# START OF Raw data

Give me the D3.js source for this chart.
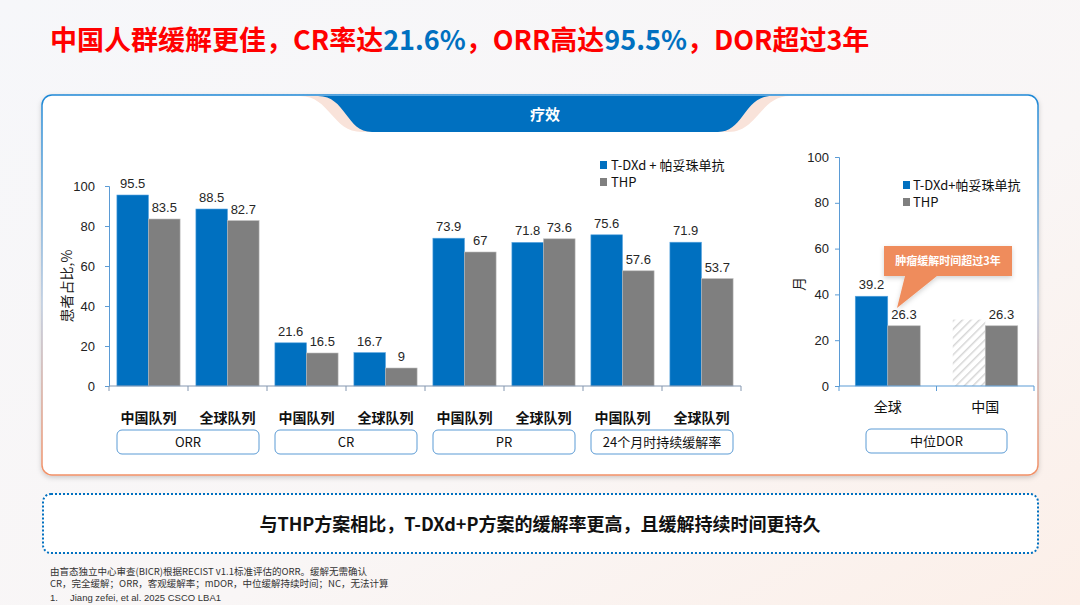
<!DOCTYPE html>
<html>
<head>
<meta charset="utf-8">
<script src="https://cdn.jsdelivr.net/npm/d3@7/dist/d3.min.js"></script>
<style>
  html, body { margin: 0; padding: 0; }
  body { width: 1080px; height: 605px; overflow: hidden; }
  svg text { font-family: "Liberation Sans", Arial, "Noto Sans CJK SC", sans-serif; }
  .cjk { font-family: "Noto Sans CJK SC", "Liberation Sans", sans-serif; }
</style>
</head>
<body>
<svg width="1080" height="605"></svg>
<script>
// ---- data ----
var cohorts = ["中国队列", "全球队列", "中国队列", "全球队列", "中国队列", "全球队列", "中国队列", "全球队列"];
var endpoints = ["ORR", "CR", "PR", "24个月时持续缓解率"];
var tdxdValues = [95.5, 88.5, 21.6, 16.7, 73.9, 71.8, 75.6, 71.9];
var thpValues = [83.5, 82.7, 16.5, 9, 67, 73.6, 57.6, 53.7];
var yTicks = [0, 20, 40, 60, 80, 100];

var dorRegions = ["全球", "中国"];
var dorTdxd = [39.2, null];        // China T-DXd: NC, drawn as hatched ghost bar
var dorThp = [26.3, 26.3];
var dorGhost = [null, 29];
var seriesNames = ["T-DXd + 帕妥珠单抗", "THP"];
var seriesNamesDor = ["T-DXd+帕妥珠单抗", "THP"];

var blue = "#0070C0", gray = "#7F7F7F", axisBlue = "#5B9BD5";

var svg = d3.select("svg");
var defs = svg.append("defs");

var bg = defs.append("linearGradient").attr("id", "bg").attr("x1", 0).attr("y1", 0).attr("x2", 1).attr("y2", 1);
bg.append("stop").attr("offset", "0%").attr("stop-color", "#F6F7FA");
bg.append("stop").attr("offset", "60%").attr("stop-color", "#F9F6F6");
bg.append("stop").attr("offset", "100%").attr("stop-color", "#FCEFE8");

var edge = defs.append("linearGradient").attr("id", "edge").attr("x1", 0).attr("y1", 0).attr("x2", 0).attr("y2", 1);
edge.append("stop").attr("offset", "0%").attr("stop-color", "#1E88D6");
edge.append("stop").attr("offset", "55%").attr("stop-color", "#B9C9DE");
edge.append("stop").attr("offset", "100%").attr("stop-color", "#F29066");

var sh = defs.append("filter").attr("id", "shadow").attr("x", "-5%").attr("y", "-5%").attr("width", "110%").attr("height", "115%");
sh.append("feDropShadow").attr("dx", 0).attr("dy", 2).attr("stdDeviation", 2.5).attr("flood-color", "#000").attr("flood-opacity", 0.18);

var hatch = defs.append("pattern").attr("id", "hatch").attr("patternUnits", "userSpaceOnUse")
    .attr("width", 6).attr("height", 6).attr("patternTransform", "rotate(45)");
hatch.append("rect").attr("width", 6).attr("height", 6).attr("fill", "#fff");
hatch.append("line").attr("x1", 0).attr("y1", 0).attr("x2", 0).attr("y2", 6)
    .attr("stroke", "#D6D6D6").attr("stroke-width", 3);

// background
svg.append("rect").attr("width", 1080).attr("height", 605).attr("fill", "url(#bg)");

// title
var title = svg.append("text").attr("class", "cjk").attr("x", 50).attr("y", 50)
    .style("font-size", "27px").style("font-weight", "bold").attr("fill", "#FF0000");
[["中国人群缓解更佳，CR率达", "#FF0000"], ["21.6%", blue], ["，ORR高达", "#FF0000"],
 ["95.5%", blue], ["，DOR超过3年", "#FF0000"]].forEach(function (p) {
  title.append("tspan").attr("fill", p[1]).text(p[0]);
});

// main panel
svg.append("rect").attr("x", 42).attr("y", 95).attr("width", 996).attr("height", 380).attr("rx", 10)
    .attr("fill", "#fff").attr("stroke", "url(#edge)").attr("stroke-width", 1.5).attr("filter", "url(#shadow)");

// header tab
svg.append("path")
    .attr("d", "M300,96 C330,96 332,132 362,132 L728,132 C758,132 760,96 790,96 Z")
    .attr("fill", "#F9E3DA");
svg.append("path")
    .attr("d", "M318,96 C346,96 346,132 372,132 L718,132 C744,132 744,96 772,96 Z")
    .attr("fill", blue);
svg.append("text").attr("class", "cjk").attr("x", 545).attr("y", 120).attr("text-anchor", "middle")
    .style("font-size", "15px").style("font-weight", "bold").attr("fill", "#fff").text("疗效");

// ---------- left chart ----------
var y = d3.scaleLinear().domain([0, 100]).range([386, 186]);
var x = d3.scaleBand().domain(d3.range(cohorts.length)).range([109, 741]).paddingInner(0).paddingOuter(0);
var x1 = d3.scaleBand().domain([0, 1]).range([0, x.bandwidth()]).paddingInner(0).paddingOuter(0.25);

var left = svg.append("g");
var yAxisL = left.append("g").attr("transform", "translate(109,0)")
    .call(d3.axisLeft(y).tickValues(yTicks).tickSize(4).tickPadding(10));
yAxisL.select(".domain").attr("stroke", axisBlue);
yAxisL.selectAll(".tick line").attr("stroke", axisBlue);
yAxisL.selectAll(".tick text").style("font-size", "13px").attr("fill", "#222")
    .style("font-family", "'Liberation Sans', Arial, sans-serif");

left.append("text").attr("class", "cjk").attr("transform", "translate(72,286) rotate(-90)")
    .attr("text-anchor", "middle").style("font-size", "14px").attr("fill", "#222").text("患者占比,%");

var groupsL = left.selectAll("g.cat").data(cohorts).enter().append("g")
    .attr("transform", function (d, i) { return "translate(" + x(i) + ",0)"; });

groupsL.each(function (d, i) {
  var g = d3.select(this);
  [tdxdValues[i], thpValues[i]].forEach(function (v, k) {
    g.append("rect").attr("x", x1(k)).attr("y", y(v)).attr("width", x1.bandwidth())
        .attr("height", y(0) - y(v)).attr("fill", k === 0 ? blue : gray)
        .attr("stroke", k === 0 ? "#5AA6E0" : "#BDBDBD").attr("stroke-width", 0.6);
    g.append("text").attr("x", x1(k) + x1.bandwidth() / 2).attr("y", y(v) - 7)
        .attr("text-anchor", "middle").style("font-size", "13px").attr("fill", "#262626").text(v);
  });
  g.append("text").attr("class", "cjk").attr("x", x.bandwidth() / 2).attr("y", 423)
      .attr("text-anchor", "middle").style("font-size", "14px").style("font-weight", "bold")
      .attr("fill", "#111").text(d);
});

// x axis line and boundary ticks
left.append("line").attr("x1", 109).attr("x2", 741).attr("y1", y(0)).attr("y2", y(0))
    .attr("stroke", "#8497B0").attr("stroke-width", 1);
left.selectAll("line.bt").data(d3.range(cohorts.length + 1)).enter().append("line")
    .attr("x1", function (i) { return i < cohorts.length ? x(i) : x(i - 1) + x.bandwidth(); })
    .attr("x2", function (i) { return i < cohorts.length ? x(i) : x(i - 1) + x.bandwidth(); })
    .attr("y1", y(0)).attr("y2", y(0) + 5).attr("stroke", "#8497B0");

// endpoint boxes
endpoints.forEach(function (e, j) {
  var x0 = x(2 * j) + 8, x2 = x(2 * j + 1) + x.bandwidth() - 8;
  left.append("rect").attr("x", x0).attr("y", 430).attr("width", x2 - x0).attr("height", 24).attr("rx", 5)
      .attr("fill", "#fff").attr("stroke", axisBlue).attr("stroke-width", 1);
  left.append("text").attr("class", "cjk").attr("x", (x0 + x2) / 2).attr("y", 447)
      .attr("text-anchor", "middle").style("font-size", "13px").attr("fill", "#111").text(e);
});

// left legend
seriesNames.forEach(function (s, k) {
  left.append("rect").attr("x", 600).attr("y", 161 + k * 17).attr("width", 7).attr("height", 8)
      .attr("fill", k === 0 ? blue : gray);
  left.append("text").attr("class", "cjk").attr("x", 611).attr("y", 170 + k * 17)
      .style("font-size", "13px").attr("fill", "#111").text(s);
});

// ---------- right chart (median DOR) ----------
var yr = d3.scaleLinear().domain([0, 100]).range([386, 157]);
var xr = d3.scaleBand().domain(dorRegions).range([839, 1034]);
var xr1 = d3.scaleBand().domain([0, 1]).range([0, xr.bandwidth()]).paddingOuter(0.5);

var right = svg.append("g");
var yAxisR = right.append("g").attr("transform", "translate(839,0)")
    .call(d3.axisLeft(yr).tickValues(yTicks).tickSize(4).tickPadding(6));
yAxisR.select(".domain").attr("stroke", axisBlue);
yAxisR.selectAll(".tick line").attr("stroke", axisBlue);
yAxisR.selectAll(".tick text").style("font-size", "13px").attr("fill", "#222")
    .style("font-family", "'Liberation Sans', Arial, sans-serif");

right.append("text").attr("class", "cjk").attr("transform", "translate(804,284) rotate(-90)")
    .attr("text-anchor", "middle").style("font-size", "14px").attr("fill", "#222").text("月");

dorRegions.forEach(function (r, i) {
  var bx = xr(r);
  if (dorGhost[i] != null) {
    right.append("rect").attr("x", bx + xr1(0)).attr("y", yr(dorGhost[i])).attr("width", xr1.bandwidth())
        .attr("height", yr(0) - yr(dorGhost[i])).attr("fill", "url(#hatch)");
  }
  [dorTdxd[i], dorThp[i]].forEach(function (v, k) {
    if (v == null) return;
    right.append("rect").attr("x", bx + xr1(k)).attr("y", yr(v)).attr("width", xr1.bandwidth())
        .attr("height", yr(0) - yr(v)).attr("fill", k === 0 ? blue : gray)
        .attr("stroke", k === 0 ? "#5AA6E0" : "#BDBDBD").attr("stroke-width", 0.6);
    right.append("text").attr("x", bx + xr1(k) + xr1.bandwidth() / 2).attr("y", yr(v) - 7)
        .attr("text-anchor", "middle").style("font-size", "13px").attr("fill", "#262626").text(v);
  });
  right.append("text").attr("class", "cjk").attr("x", bx + xr.bandwidth() / 2).attr("y", 412)
      .attr("text-anchor", "middle").style("font-size", "14px").attr("fill", "#111").text(r);
});

right.append("line").attr("x1", 839).attr("x2", 1034).attr("y1", yr(0)).attr("y2", yr(0))
    .attr("stroke", axisBlue);
right.selectAll("line.bt").data([0, 1, 2]).enter().append("line")
    .attr("x1", function (i) { return 839 + i * xr.step(); })
    .attr("x2", function (i) { return 839 + i * xr.step(); })
    .attr("y1", yr(0)).attr("y2", yr(0) + 5).attr("stroke", axisBlue);

right.append("rect").attr("x", 866).attr("y", 429).attr("width", 141).attr("height", 24).attr("rx", 5)
    .attr("fill", "#fff").attr("stroke", axisBlue);
right.append("text").attr("class", "cjk").attr("x", 936.5).attr("y", 446).attr("text-anchor", "middle")
    .style("font-size", "13px").attr("fill", "#111").text("中位DOR");

seriesNamesDor.forEach(function (s, k) {
  right.append("rect").attr("x", 903).attr("y", 181 + k * 17).attr("width", 7).attr("height", 8)
      .attr("fill", k === 0 ? blue : gray);
  right.append("text").attr("class", "cjk").attr("x", 913).attr("y", 190 + k * 17)
      .style("font-size", "13px").attr("fill", "#111").text(s);
});

// callout
var callout = right.append("g").attr("filter", "url(#shadow)");
callout.append("path")
    .attr("d", "M884,246 L1012,246 L1012,276 L937,276 L897,308 L905,276 L884,276 Z")
    .attr("fill", "#EF8C5C");
right.append("text").attr("class", "cjk").attr("x", 948).attr("y", 265).attr("text-anchor", "middle")
    .style("font-size", "11px").style("font-weight", "bold").attr("fill", "#fff").text("肿瘤缓解时间超过3年");

// ---------- conclusion box ----------
svg.append("rect").attr("x", 43).attr("y", 494).attr("width", 995).attr("height", 59).attr("rx", 8)
    .attr("fill", "#fff").attr("stroke", blue).attr("stroke-width", 2).attr("stroke-dasharray", "2,2");
svg.append("text").attr("class", "cjk").attr("x", 540).attr("y", 531).attr("text-anchor", "middle")
    .style("font-size", "18px").style("font-weight", "bold").attr("fill", "#111")
    .text("与THP方案相比，T-DXd+P方案的缓解率更高，且缓解持续时间更持久");

// footnotes
var notes = ["由盲态独立中心审查(BICR)根据RECIST v1.1标准评估的ORR。缓解无需确认",
             "CR，完全缓解；ORR，客观缓解率；mDOR，中位缓解持续时间；NC，无法计算"];
notes.forEach(function (n, i) {
  svg.append("text").attr("class", "cjk").attr("x", 50).attr("y", 575 + i * 12)
      .style("font-size", "9.5px").attr("fill", "#333").text(n);
});
svg.append("text").attr("x", 50).attr("y", 601).style("font-size", "9.5px").attr("fill", "#333").text("1.");
svg.append("text").attr("x", 70).attr("y", 601).style("font-size", "9.5px").attr("fill", "#333")
    .text("Jiang zefei, et al. 2025 CSCO  LBA1");
</script>
</body>
</html>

# END OF Raw data

> [Prompt] Pull out every line above that holds the word "this".

> [Solution below]
Give me the D3.js source for this chart.
  var g = d3.select(this);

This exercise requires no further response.